Thursday, December 15, 2011

Under Siege

"In Heaven there is the Thunder God, on Earth there is Lufeng and Wukan."
The 20,000 residents of Wukan, a resilient, determined group of Chinese citizens, could use some help from the Thunder God. Their resistance to continue permitting their local provincial government to keep looting their ancestral farmlands for commercial development when they would far prefer to maintain it for agricultural sustenance has placed them under siege.

Beijing, looking at its rule of 1.3-billion Chinese, estimates there occurs roughly 180,000 "mass incidents" annually in China. These are unfortunate occurrences, where people assemble in a mass protest, a grievance against some perceived wrong, an incident, an injustice, where the government sends in its troops and swiftly settles the 'unrest'.

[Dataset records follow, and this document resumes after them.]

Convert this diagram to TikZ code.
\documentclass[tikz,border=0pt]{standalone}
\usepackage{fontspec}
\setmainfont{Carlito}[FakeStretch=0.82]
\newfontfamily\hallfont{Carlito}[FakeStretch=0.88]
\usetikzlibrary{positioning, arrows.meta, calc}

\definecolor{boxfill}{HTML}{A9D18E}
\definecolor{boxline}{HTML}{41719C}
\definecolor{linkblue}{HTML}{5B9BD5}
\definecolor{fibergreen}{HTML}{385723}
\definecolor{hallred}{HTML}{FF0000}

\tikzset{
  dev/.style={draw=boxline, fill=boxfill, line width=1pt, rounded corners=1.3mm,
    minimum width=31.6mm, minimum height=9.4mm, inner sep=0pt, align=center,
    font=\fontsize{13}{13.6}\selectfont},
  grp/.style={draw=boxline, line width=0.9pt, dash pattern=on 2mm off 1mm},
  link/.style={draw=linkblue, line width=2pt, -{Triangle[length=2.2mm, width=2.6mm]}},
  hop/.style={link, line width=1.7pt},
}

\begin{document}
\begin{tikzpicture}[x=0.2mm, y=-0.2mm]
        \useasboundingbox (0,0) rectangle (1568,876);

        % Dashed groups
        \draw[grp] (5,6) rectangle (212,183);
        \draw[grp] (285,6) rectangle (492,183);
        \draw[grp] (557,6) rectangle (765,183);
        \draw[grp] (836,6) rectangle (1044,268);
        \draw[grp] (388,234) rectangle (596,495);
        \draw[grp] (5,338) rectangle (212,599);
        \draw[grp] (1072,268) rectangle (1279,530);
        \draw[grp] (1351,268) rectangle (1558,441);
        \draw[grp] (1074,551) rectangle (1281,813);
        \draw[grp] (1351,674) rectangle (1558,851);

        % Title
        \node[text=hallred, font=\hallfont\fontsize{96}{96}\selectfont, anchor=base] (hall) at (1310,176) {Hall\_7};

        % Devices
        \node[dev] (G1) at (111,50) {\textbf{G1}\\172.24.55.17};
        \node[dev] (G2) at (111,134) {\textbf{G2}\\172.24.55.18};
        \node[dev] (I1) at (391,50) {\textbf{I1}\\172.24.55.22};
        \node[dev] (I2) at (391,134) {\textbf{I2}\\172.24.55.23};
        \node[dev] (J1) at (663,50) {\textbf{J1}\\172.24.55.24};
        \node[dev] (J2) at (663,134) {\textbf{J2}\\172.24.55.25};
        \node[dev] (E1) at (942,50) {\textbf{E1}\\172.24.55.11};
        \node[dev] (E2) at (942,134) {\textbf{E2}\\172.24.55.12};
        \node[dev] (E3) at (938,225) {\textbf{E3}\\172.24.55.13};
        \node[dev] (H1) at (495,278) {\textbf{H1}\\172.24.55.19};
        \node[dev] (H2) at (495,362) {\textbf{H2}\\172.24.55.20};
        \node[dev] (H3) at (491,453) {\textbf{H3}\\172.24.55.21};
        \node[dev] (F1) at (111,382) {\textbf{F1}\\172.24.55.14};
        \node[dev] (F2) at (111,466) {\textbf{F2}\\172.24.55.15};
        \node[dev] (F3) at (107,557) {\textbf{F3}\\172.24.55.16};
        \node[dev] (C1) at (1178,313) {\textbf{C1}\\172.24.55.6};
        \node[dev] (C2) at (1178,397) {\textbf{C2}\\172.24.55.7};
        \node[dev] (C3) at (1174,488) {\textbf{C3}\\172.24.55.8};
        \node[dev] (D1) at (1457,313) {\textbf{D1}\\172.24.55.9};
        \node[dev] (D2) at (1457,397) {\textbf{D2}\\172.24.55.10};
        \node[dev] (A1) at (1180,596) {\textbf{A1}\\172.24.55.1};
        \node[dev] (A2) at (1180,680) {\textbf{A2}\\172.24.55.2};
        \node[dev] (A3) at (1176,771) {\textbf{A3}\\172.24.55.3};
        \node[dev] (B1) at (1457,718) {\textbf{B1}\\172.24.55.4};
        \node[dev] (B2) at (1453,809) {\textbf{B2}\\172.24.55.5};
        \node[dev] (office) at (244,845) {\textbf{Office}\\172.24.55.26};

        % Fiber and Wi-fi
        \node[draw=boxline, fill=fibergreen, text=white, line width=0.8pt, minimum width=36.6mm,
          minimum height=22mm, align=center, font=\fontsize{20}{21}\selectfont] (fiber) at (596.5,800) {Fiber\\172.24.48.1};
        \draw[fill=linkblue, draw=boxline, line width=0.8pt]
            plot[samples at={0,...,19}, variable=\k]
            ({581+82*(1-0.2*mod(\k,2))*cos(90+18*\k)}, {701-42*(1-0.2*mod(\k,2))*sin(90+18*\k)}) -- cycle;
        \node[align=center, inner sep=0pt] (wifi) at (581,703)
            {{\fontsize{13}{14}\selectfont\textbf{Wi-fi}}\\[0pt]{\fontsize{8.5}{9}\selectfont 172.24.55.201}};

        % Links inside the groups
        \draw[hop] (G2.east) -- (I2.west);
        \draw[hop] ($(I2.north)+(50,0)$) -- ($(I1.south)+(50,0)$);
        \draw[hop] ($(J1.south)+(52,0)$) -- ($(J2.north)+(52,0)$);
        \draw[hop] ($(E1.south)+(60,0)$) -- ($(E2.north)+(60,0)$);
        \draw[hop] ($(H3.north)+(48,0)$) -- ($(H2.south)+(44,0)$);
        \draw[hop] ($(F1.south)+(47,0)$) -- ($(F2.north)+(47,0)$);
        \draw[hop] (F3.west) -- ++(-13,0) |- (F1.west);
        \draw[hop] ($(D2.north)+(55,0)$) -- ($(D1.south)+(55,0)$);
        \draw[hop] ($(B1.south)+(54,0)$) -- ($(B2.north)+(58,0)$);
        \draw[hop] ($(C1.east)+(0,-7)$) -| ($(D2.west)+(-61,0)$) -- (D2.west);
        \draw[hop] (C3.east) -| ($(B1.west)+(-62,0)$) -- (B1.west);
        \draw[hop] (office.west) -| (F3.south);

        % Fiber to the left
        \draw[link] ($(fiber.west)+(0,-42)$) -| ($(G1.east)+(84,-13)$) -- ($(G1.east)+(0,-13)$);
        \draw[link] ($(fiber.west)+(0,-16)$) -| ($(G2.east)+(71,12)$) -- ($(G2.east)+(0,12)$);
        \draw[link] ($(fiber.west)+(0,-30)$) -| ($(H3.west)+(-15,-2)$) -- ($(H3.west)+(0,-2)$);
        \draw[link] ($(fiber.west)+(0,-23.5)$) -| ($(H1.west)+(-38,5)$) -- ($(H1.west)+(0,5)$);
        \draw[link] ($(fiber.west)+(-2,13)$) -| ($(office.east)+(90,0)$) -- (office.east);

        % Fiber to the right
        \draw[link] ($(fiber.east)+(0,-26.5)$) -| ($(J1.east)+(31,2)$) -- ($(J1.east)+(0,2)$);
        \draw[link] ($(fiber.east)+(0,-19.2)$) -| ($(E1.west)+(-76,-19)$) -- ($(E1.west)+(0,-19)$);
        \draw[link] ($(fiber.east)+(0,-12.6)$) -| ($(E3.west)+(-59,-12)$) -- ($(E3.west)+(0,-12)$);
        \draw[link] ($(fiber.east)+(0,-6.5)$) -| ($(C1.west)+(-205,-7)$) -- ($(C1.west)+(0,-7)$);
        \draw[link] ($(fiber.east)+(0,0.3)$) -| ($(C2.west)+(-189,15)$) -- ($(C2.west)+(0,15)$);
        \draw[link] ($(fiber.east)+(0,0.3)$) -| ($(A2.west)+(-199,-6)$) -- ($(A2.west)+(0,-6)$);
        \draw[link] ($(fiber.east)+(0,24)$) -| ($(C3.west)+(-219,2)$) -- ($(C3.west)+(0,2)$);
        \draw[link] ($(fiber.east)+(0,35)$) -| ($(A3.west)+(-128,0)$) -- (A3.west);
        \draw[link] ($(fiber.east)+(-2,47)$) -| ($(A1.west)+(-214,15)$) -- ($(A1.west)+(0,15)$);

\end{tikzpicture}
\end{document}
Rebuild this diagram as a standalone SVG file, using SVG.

The need for 'harmony' is paramount.

What is occurring now in Wukan is slightly out of the ordinary. The people of Wukan are not prepared to be placated, nor are they prepared to surrender their anger to the firm control of their communist overseers whose counsel has kept them firmly under its thumb for the last three decades. They have been forcibly removed, the villagers now on their own, and liking it, immensely.

They feel no obligation to be harmonious to the plans of their government.

Their initial protest saw one of their leaders, Xue Jinbo, 43, taken into police custody. For interrogation, of course, and to give the authorities the opportunity to change Xue Jinbo's stubborn mind. And then, of course, to return him to the village to do his obligatory part in changing the collective minds of the villagers.

Something went wrong. Now the villagers are insisting that he be returned: "Return the body! Return our brother! Return our farmland! Wukan has been wronged! Blood debt must be paid! Where is justice?" they now scream, infuriated and resolutely refusing to lay down their rightful wrath against their oppressors.
"There were cuts and bruises on the corners of his mouth and on his forehead, and both his nostrils were full of blood. His chest was grazed and his thumbs looked like they had been broken backwards. Both his knees were black. They refused to release the body to us." Xue Jinbo's 21-year-old daughter, Xue Jianwan.
The world has been alerted about China's latest troubles. But not China, that news is censored, internally. China has no wish to inform the rest of the country of its problems with "seditionists". The villagers' access to food and water has been cut off; none allowed in, and officially no one allowed out; they are under siege.
"We think we can last for ten to twelve days. We are using a corridor to the next village to smuggle in meat and vegetables on the back of motorbikes, but each trip takes an hour. The main problem is rice, but we are taking each day as it comes."